Turns out there are many uses for such a ladder.

It would be ideal, in a country song, for eloping (if the second story window weren’t too high; it’s only a step-ladder) or, if you were to fudge just a little and think of it as “golden,” for climbing to heaven during Johnny Cash’s apocalypse.

Also, one could place oneself on the lowest rung, then think of the ladder as “The Country Music Biz.” Then one could simply work one’s way up it.
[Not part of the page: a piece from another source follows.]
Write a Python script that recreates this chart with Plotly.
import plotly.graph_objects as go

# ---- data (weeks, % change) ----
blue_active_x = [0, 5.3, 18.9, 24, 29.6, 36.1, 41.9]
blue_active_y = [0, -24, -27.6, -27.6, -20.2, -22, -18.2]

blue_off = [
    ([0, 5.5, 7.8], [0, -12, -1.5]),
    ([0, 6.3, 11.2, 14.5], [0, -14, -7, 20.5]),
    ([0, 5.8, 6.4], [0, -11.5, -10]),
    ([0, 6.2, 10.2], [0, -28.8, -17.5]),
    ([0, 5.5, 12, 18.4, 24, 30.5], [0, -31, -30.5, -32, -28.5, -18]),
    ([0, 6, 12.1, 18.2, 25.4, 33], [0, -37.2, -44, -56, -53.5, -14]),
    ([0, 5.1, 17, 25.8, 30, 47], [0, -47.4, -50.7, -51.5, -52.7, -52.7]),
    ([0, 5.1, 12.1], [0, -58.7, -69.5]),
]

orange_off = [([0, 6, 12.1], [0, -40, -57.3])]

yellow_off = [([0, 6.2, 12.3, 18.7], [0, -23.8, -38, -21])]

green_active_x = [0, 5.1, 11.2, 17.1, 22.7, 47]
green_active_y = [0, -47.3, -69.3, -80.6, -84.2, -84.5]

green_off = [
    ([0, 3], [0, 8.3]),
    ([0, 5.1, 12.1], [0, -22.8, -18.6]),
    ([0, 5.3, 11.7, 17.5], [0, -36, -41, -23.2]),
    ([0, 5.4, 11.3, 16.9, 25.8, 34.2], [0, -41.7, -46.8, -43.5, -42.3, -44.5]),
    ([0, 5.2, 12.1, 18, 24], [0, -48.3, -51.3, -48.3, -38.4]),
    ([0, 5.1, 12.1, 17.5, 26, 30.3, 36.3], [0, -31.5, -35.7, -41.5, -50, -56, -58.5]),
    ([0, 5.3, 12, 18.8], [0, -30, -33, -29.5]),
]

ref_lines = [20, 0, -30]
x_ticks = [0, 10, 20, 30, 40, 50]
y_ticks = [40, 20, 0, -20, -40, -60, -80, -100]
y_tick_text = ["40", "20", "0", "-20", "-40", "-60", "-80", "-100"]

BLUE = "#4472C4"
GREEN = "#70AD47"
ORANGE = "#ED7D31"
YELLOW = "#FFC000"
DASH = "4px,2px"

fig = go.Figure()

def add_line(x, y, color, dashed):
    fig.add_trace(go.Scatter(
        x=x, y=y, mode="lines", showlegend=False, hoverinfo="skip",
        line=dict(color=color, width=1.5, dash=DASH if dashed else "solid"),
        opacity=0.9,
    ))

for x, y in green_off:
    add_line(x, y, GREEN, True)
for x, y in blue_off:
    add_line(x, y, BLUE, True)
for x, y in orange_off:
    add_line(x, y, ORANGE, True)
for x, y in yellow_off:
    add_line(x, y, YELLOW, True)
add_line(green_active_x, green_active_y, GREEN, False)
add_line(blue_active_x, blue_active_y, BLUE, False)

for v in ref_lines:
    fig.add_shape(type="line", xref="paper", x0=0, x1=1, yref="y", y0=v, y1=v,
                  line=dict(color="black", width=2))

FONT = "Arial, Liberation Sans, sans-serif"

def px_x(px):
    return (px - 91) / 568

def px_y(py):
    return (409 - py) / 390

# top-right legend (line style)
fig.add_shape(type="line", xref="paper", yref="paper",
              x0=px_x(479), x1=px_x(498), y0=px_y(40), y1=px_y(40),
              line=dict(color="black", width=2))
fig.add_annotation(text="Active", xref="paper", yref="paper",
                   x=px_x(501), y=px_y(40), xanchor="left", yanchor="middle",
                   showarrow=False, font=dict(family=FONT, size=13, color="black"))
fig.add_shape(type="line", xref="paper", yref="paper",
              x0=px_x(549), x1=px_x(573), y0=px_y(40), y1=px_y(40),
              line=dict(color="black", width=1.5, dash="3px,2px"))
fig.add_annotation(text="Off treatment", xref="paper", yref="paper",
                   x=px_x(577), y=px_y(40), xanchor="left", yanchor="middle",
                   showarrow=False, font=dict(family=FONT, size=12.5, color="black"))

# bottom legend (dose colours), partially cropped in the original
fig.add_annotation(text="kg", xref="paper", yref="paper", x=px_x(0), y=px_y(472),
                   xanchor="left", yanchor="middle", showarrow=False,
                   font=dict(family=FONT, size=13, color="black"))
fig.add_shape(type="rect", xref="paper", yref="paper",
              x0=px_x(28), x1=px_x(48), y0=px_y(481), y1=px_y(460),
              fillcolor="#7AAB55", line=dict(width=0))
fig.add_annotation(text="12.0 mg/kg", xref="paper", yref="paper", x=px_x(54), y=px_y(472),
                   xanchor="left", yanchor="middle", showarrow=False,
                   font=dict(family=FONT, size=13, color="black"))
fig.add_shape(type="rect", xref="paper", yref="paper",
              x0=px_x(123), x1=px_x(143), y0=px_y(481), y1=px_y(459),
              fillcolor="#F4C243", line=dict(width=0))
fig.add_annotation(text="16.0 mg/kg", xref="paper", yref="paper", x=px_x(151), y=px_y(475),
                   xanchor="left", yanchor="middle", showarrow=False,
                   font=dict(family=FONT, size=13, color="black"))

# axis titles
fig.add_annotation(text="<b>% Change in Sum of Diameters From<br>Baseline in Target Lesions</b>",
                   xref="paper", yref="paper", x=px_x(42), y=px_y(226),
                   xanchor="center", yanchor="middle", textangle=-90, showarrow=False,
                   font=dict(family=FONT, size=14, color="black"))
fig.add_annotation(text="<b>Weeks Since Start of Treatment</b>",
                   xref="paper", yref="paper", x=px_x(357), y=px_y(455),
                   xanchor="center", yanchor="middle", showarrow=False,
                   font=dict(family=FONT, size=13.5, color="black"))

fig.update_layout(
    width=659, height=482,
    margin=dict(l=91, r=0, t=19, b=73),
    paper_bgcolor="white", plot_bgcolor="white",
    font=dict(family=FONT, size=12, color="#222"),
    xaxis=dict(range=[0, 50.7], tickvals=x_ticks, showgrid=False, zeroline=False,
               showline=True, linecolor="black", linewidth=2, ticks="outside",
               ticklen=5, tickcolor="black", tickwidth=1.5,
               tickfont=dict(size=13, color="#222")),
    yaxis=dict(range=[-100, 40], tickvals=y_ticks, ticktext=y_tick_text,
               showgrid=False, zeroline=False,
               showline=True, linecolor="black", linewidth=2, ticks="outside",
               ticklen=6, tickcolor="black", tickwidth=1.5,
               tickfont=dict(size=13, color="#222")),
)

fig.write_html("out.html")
Or possibly the fact of my father-in-law bestowing the ladder as a sturdy gift to his daughters as a coded gesture of affection would be a good story to sing.

Hmm.

Alternatively, of course, you can use the ladder when your babysitter allows your children to harbor a stray alley kitten who wanders into the driveway while you’re out for the evening, and when the kids beg to keep it you can’t say no because the cat you already inherited from a neighbor is a dud, frankly, and you didn’t realize it but you’re sort of in the market for a decent cat, but instead of a decent cat that alley kitten grows into a Wild Thing who manages to teach (by example) your other cat how to crawl up inside the artificial Christmas tree and just strip the damn thing bare, just, oh, chew and rip and tear it artificial limb from artificial limb, biting the lights till they short, removing any ornaments you might have carefully placed before realizing how far this wild alley cat would go to ruin Christmas to the point where you have to pack up the formerly high quality artificial tree and sadly return it to the basement, then come back upstairs to look at the space cleared for the tree where now there are only torn-off fake needles.
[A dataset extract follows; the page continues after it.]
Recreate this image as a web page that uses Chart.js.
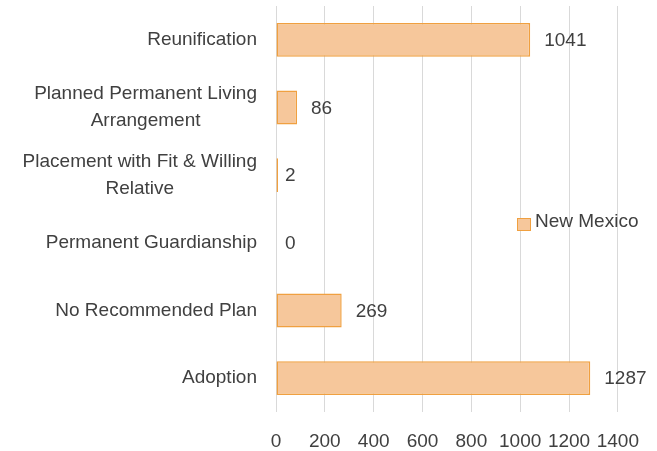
<!DOCTYPE html>
<html>
<head>
<meta charset="utf-8">
<script src="https://cdn.jsdelivr.net/npm/chart.js@4/dist/chart.umd.min.js"></script>
<style>
html,body{margin:0;padding:0;background:#fff;}
#wrap{width:657px;height:451px;position:relative;}
</style>
</head>
<body>
<div id="wrap"><canvas id="c"></canvas></div>
<script>
const categories = [
  ["Reunification"],
  ["Planned Permanent Living", "Arrangement"],
  ["Placement with Fit & Willing", "Relative"],
  ["Permanent Guardianship"],
  ["No Recommended Plan"],
  ["Adoption"]
];
const seriesName = "New Mexico";
const values = [1041, 86, 2, 0, 269, 1287];
const xTicks = [0, 200, 400, 600, 800, 1000, 1200, 1400];

const FONT = "'Liberation Sans', Arial, sans-serif";
const TEXT = '#404040';
const FS = 19;
const FILL = '#F6C79B';
const EDGE = '#F0A040';

const labelPlugin = {
  id: 'customText',
  afterDraw(chart) {
    const ctx = chart.ctx;
    const y = chart.scales.y;
    ctx.save();
    ctx.font = FS + 'px ' + FONT;
    ctx.fillStyle = TEXT;
    ctx.textBaseline = 'middle';
    const rightEdge = 257;
    const lh = 27;
    categories.forEach((lines, i) => {
      const cy = y.getPixelForValue(i);
      const widths = lines.map(l => ctx.measureText(l).width);
      const bw = Math.max(...widths);
      const cx = rightEdge - bw / 2;
      ctx.textAlign = 'center';
      lines.forEach((l, j) => {
        const ly = cy + (j - (lines.length - 1) / 2) * lh;
        ctx.fillText(l, cx, ly);
      });
    });
    const meta = chart.getDatasetMeta(0);
    ctx.textAlign = 'left';
    meta.data.forEach((bar, i) => {
      const off = values[i] < 10 ? 7 : 14;
      ctx.fillText(String(values[i]), bar.x + off, bar.y + 1);
    });
    // legend
    const lx = 517, ly = 218;
    ctx.fillStyle = FILL;
    ctx.strokeStyle = EDGE;
    ctx.lineWidth = 1;
    ctx.fillRect(lx + 0.5, ly + 0.5, 13, 12);
    ctx.strokeRect(lx + 0.5, ly + 0.5, 13, 12);
    ctx.fillStyle = TEXT;
    ctx.textAlign = 'left';
    ctx.fillText(seriesName, 535, ly + 4);
    ctx.restore();
  }
};

new Chart(document.getElementById('c'), {
  type: 'bar',
  data: {
    labels: categories,
    datasets: [{
      label: seriesName,
      data: values,
      backgroundColor: (c) => c.raw === 0 ? 'rgba(0,0,0,0)' : FILL,
      borderColor: (c) => c.raw === 0 ? 'rgba(0,0,0,0)' : EDGE,
      borderWidth: 1.5,
      borderSkipped: false,
      minBarLength: 2,
      barPercentage: 0.5,
      categoryPercentage: 1.0
    }]
  },
  options: {
    indexAxis: 'y',
    responsive: true,
    maintainAspectRatio: false,
    animation: false,
    layout: { padding: { left: 0, right: 39, top: 6, bottom: 0 } },
    plugins: {
      legend: { display: false },
      tooltip: { enabled: false }
    },
    scales: {
      x: {
        min: 0, max: 1400,
        afterBuildTicks(scale) { scale.ticks = xTicks.map(v => ({ value: v })); },
        afterFit(scale) { scale.height = 39; },
        grid: { color: '#D9D9D9', lineWidth: 1, drawTicks: false },
        border: { display: false },
        ticks: {
          padding: 18,
          color: TEXT,
          font: { family: FONT, size: FS },
          maxRotation: 0,
          autoSkip: false,
          callback: (v) => String(v)
        }
      },
      y: {
        afterFit(scale) { scale.width = 276; },
        grid: { display: false, drawTicks: false },
        border: { display: false },
        ticks: { display: false }
      }
    }
  },
  plugins: [labelPlugin]
});
</script>
</body>
</html>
At this moment, your wife may conceive to bring the sturdy ladder in from the garage and wrap Christmas lights all around it. Mine did exactly that. It makes a gorgeous, glowing, festive, A-shaped substitute. Cats can clamber over it and if they occasionally gnaw and short out a strand of lights, it’s an easy replacement. From the street the ladder-tree looks just like a tree-tree, only brighter and merrier.
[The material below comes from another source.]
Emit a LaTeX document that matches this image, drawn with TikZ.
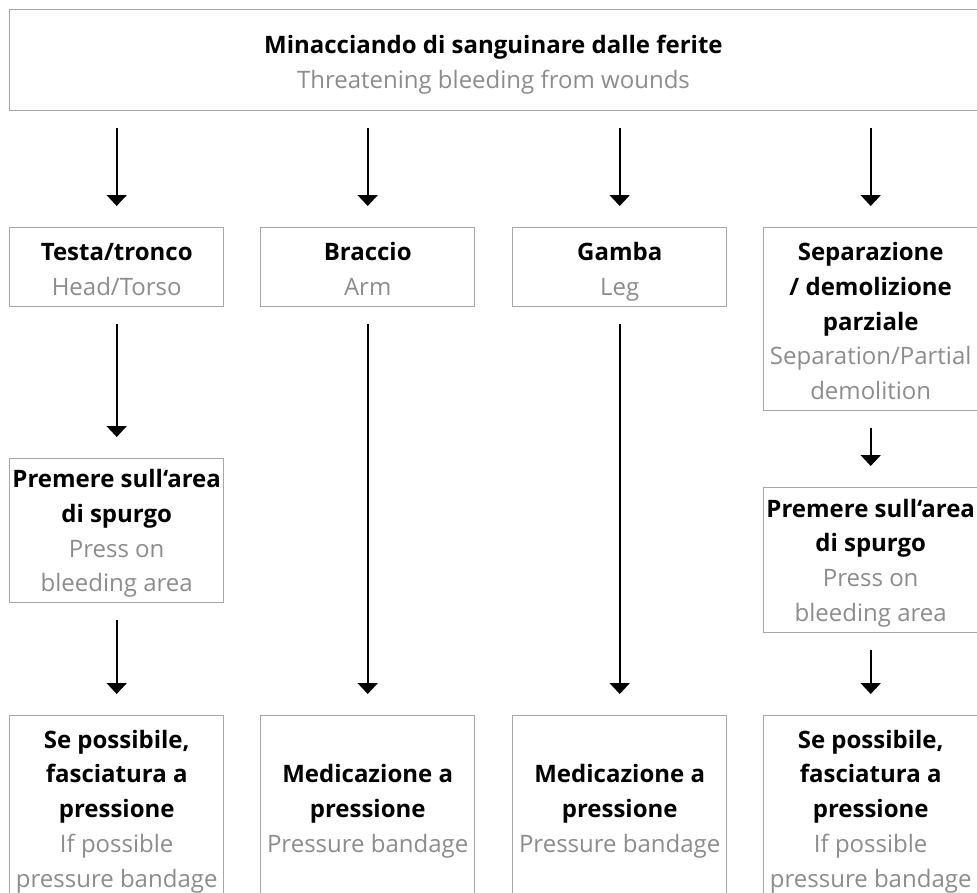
\documentclass[tikz,border=0pt]{standalone}
\usepackage{fontspec}
\setmainfont{Open Sans}
\usetikzlibrary{arrows.meta}
\definecolor{boxgray}{HTML}{A6A6A6}
\definecolor{txtgray}{HTML}{8C8C8C}
\tikzset{
  box/.style={draw=boxgray, line width=1.4pt, anchor=north west, inner sep=0pt,
    minimum width=214pt, align=center, font=\fontsize{24}{34.7}\selectfont},
  conn/.style={line width=2pt, -{Triangle[width=20pt,length=11pt]}, shorten <=17pt, shorten >=21pt}
}
\newcommand{\en}[1]{\strut\textcolor{txtgray}{#1}}
\newcommand{\itl}[1]{\strut\textbf{#1}}
\newcommand{\dnA}{\rule{0pt}{32.3pt}}
\newcommand{\dnB}{\rule{0pt}{28.3pt}}
\begin{document}
\begin{tikzpicture}[x=1pt,y=-1pt]
\useasboundingbox (0,0) rectangle (977,892);
\clip (0,0) rectangle (977,892);
\node[box, minimum width=967.5pt, minimum height=101pt] (top) at (9,9)
  {\dnA\itl{Minacciando di sanguinare dalle ferite}\\\en{Threatening bleeding from wounds}};
% row 2
\node[box, minimum height=79pt] (a1) at (9,227) {\dnA\itl{Testa/tronco}\\\en{Head/Torso}};
\node[box, minimum height=79pt] (b1) at (260,227) {\dnA\itl{Braccio}\\\en{Arm}};
\node[box, minimum height=79pt] (c1) at (512,227) {\dnA\itl{Gamba}\\\en{Leg}};
\node[box, minimum height=183pt] (d1) at (763,227)
  {\dnA\itl{Separazione}\\\itl{/ demolizione}\\\itl{parziale}\\\en{Separation/Partial}\\\en{demolition}};
% row 3
\node[box, minimum height=144pt] (a2) at (9,458)
  {\dnB\itl{Premere sull‘area}\\\itl{di spurgo}\\\en{Press on}\\\en{bleeding area}};
\node[box, minimum height=145pt] (d2) at (763,487)
  {\dnB\itl{Premere sull‘area}\\\itl{di spurgo}\\\en{Press on}\\\en{bleeding area}};
% row 4
\node[box, minimum height=186pt] (a3) at (9,715)
  {\dnB\itl{Se possibile,}\\\itl{fasciatura a}\\\itl{pressione}\\\en{If possible}\\\en{pressure bandage}};
\node[box, minimum height=186pt] (b3) at (260,715)
  {\dnB\itl{Medicazione a}\\\itl{pressione}\\\en{Pressure bandage}};
\node[box, minimum height=186pt] (c3) at (512,715)
  {\dnB\itl{Medicazione a}\\\itl{pressione}\\\en{Pressure bandage}};
\node[box, minimum height=186pt] (d3) at (763,715)
  {\dnB\itl{Se possibile,}\\\itl{fasciatura a}\\\itl{pressione}\\\en{If possible}\\\en{pressure bandage}};
% connectors
\draw[conn] (top.south -| a1.north) -- (a1.north);
\draw[conn] (top.south -| b1.north) -- (b1.north);
\draw[conn] (top.south -| c1.north) -- (c1.north);
\draw[conn] (top.south -| d1.north) -- (d1.north);
\draw[conn] (a1.south) -- (a2.north);
\draw[conn] (a2.south) -- (a3.north);
\draw[conn] (b1.south) -- (b3.north);
\draw[conn] (c1.south) -- (c3.north);
\draw[conn] (d1.south) -- (d2.north);
\draw[conn] (d2.south) -- (d3.north);
\end{tikzpicture}
\end{document}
I’ve tried to work all that into a country song, but so far it’s too complicated.

In any case, those are some of the ways a ladder might serve a country music purpose.

For me, personally, my father-in-law’s sturdy ladder has performed a central role in my Nashville journey.

Four or five years ago, my wife had had enough of the kitchen wallpaper’s unclean-looking French vanillaness. She’d grown to resent its not-really-woodcut woodcutty-vining flowers in their cloying burgundies and royal blues which the previous residents had considered stylish a decade ago.

Down it came.

Anytime we’ve done home improvements that require the ladder, over the years, we’ve always avoided our usual radio presets and tuned in country. Up on a ladder, you really need something you’re not overly familiar with: you can’t keep coming down and angrily switching the station because they’re playing, again, incredibly, “Brown-Eyed Girl” or “All She Wants To Do Is Dance” or some yelly Melissa Etheridge song that was barely tolerable when it was released, but now some programmer thinks we want to hear every day.

CDs aren’t a good alternative because they’re vulnerable to spackle. Also they end every 45 minutes and the unlistenable filler songs need to be skipped, which again the ladder makes impractical. You can’t sit up there and seethe.

Dull silence isn’t much of an option.

So, constrained to the laddertop, at some point we determined that the local country station provides the most reliable flow of something fresh and tolerable.

A window on another culture!

Most of the songs are stories, too.

And sing-a-long-able.

Funny, often.

It turned out we could sort of get on the Nashville wavelength, after a short period of adjustment.

Also, there’s a homey quality to country music that’s appealing when working on the house. One’s DVR might fill up with the work of the Davids Chase and Simon; one might have instantly agreed with one’s wife that a trip during the second trimester to see an off-Broadway Mamet show is the best way to celebrate a just-confirmed first pregnancy; one might have even, years back, rocked the local club scene (strapped to an accordion, admittedly) till beer-soaked hours that were sometimes wee.

Still, when you’re up on the ladder masking off the crown molding, listening to the musical tale of the farm kid who painted a heart on the town water tower in John Deere green summons a sort of coziness.

At least for us.

“Have you heard this one?” my wife asked one day, her voice floating down from the ceiling as I crossed the threshold of her work zone in my office clothes, looking to hang up my car keys after the commute.

The song was called “What’s a Guy Gotta Do?” by a guy named Joe Nichols and ‘tis a damnedably clever little thing about hanging out and trying to hook up with a girl and failing, generally: "Had an old man tell me, ’Boy, if you were smart/You’d hit the produce aisle at the Super Wal-Mart’/So I bumped into a pretty girl’s shopping cart/All I did was break her eggs and bruise her artichoke heart…"

For some reason, until then, it had never hit me that this, this, this… this music, this synthesis of humor and empathy, was absolutely the same set of skills I used as An Advertising Guy Who Once Wrote Songs For a Band. Duh.

Duh duh duh.

The headline of an ad is like the title of a country song. The musical hook is like the art direction. The verses are like tightly written copy.

So I said, “You know what? I’m going to see if I can sell a song to country radio.”

Of course, I knew there wasn’t, like, a P.O. box where you sent your songs and waited a month and heard them come out of the radio. I knew there was more to it.

But I had no idea.

To think: were rock radio tolerable from the top of a ladder, I might never have tried to court Nashville.